Spoilers – there are no references to Jose Mourinho in this piece.
Apart from that one.
With my camera and I soon to be parted in the interests of repairing the damage caused by recent exposure to sea water, today was my last chance to go and get some pictures to blog about, and it being a Sunday that meant dropping Holly off at work and strolling down to the beach. Although I’ve done so many times before, and must have covered every inch of the stretch between Whitburn and Seaburn, I am always optimistic about finding something.
I recall that when I started blogging my goal was to find one or two images that pleased me every week, so that I could build a portfolio of 100 images over a year.

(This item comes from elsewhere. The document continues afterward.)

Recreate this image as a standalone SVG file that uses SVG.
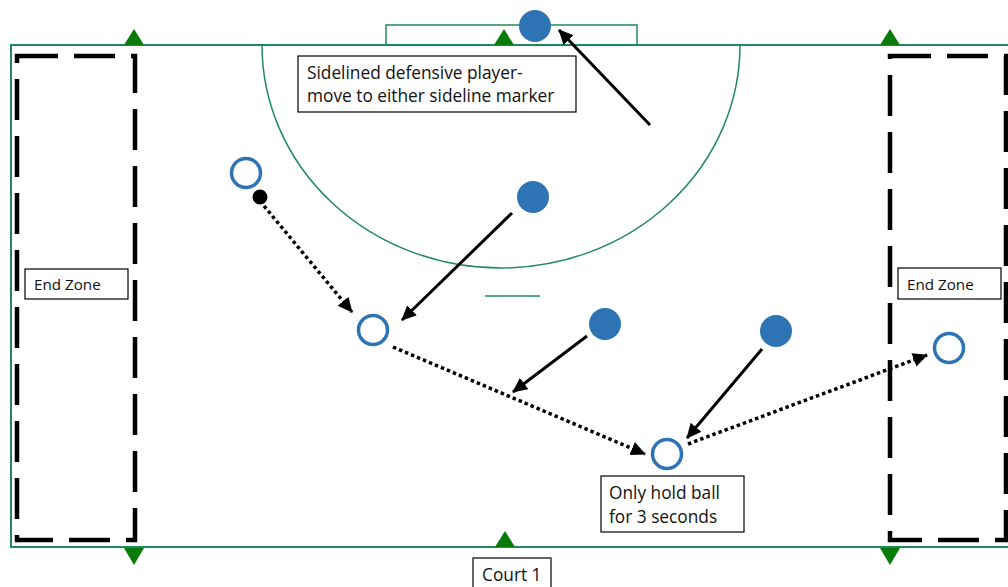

The goal hasn’t really changed that much, I’m less demanding in terms of the time constraints (I’d be happy with one or two truly outstanding shots a year) but my standards are much higher.
I hadn’t checked the tide tables when I left, so wasn’t sure how much beach I’d have to work with and it proved to be relatively little. I headed north to where the sandy bay finally gives way to a scramble of rocks and seaweed, deciding whether the tide was in my favour (receding) or not. I decided not. Don’t hang around on the rocks waiting to be cut off then!
Finding a patch where the underlying rock was giving way to breaking waves I found a patch with some interesting formations and the occasional patch of sand for variety and shot away. There are the images that I would have been really pleased with in the past, but now left me unmoved. There was probably something to be captured here, but I wasn’t getting it.
Close but no cigar.
too technicolor from the filters used to extend exposure times
Liked the spray of wave on rock but needed a longer lens really
Time to get back to safer territory on the way. I could have stopped for some shots of the dippers, but lens choice was a limiting factor and there was nothing here that inspired me to do something different with the shot. I was certainly wary of getting too close to the water again!
I could have looked for someone interesting to be my subject, but there was no action on the waves, and relatively few people about on the sand so that didn’t look promising either.
Now I love repeating patterns in pictures (perhaps that’s why I’m drawn to the sea so much) so that was my next thought. The green railings that extend for the couple of miles from Seaburn to Roker have always pleased me. Perhaps I should make a feature of them. Now I’m usually ambivalent about pictures which have been desaturated bar a single element (it was very fashionable in wedding photography for a while), but here I think it just about works.
I still wasn’t happy though. I was bracketing my exposures (shooting over and under exposed shots as well as what might be considered a normal exposure) in case I wanted to process any HDR (high dynamic range) images later, where having the extra information from multiple exposures allows more detail to be revealed in the shadows and highlights. The textures on these rusted tubes benefited from that approach, as did the grain in the wooden slats of this seating.
Salt air and metal aren’t good bed fellows
Contrast the random lines of wood grain with the man made variety
I turned to take another shot of the railings and was looking at the over-exposed frame which allowed the sandy background to disappear leaving me with some texture on the nearest ball, tailing off into beautiful bokeh. Here was the shot I wanted. It may not mean much to the casual observer, but to me it was the special one. No need to look any further.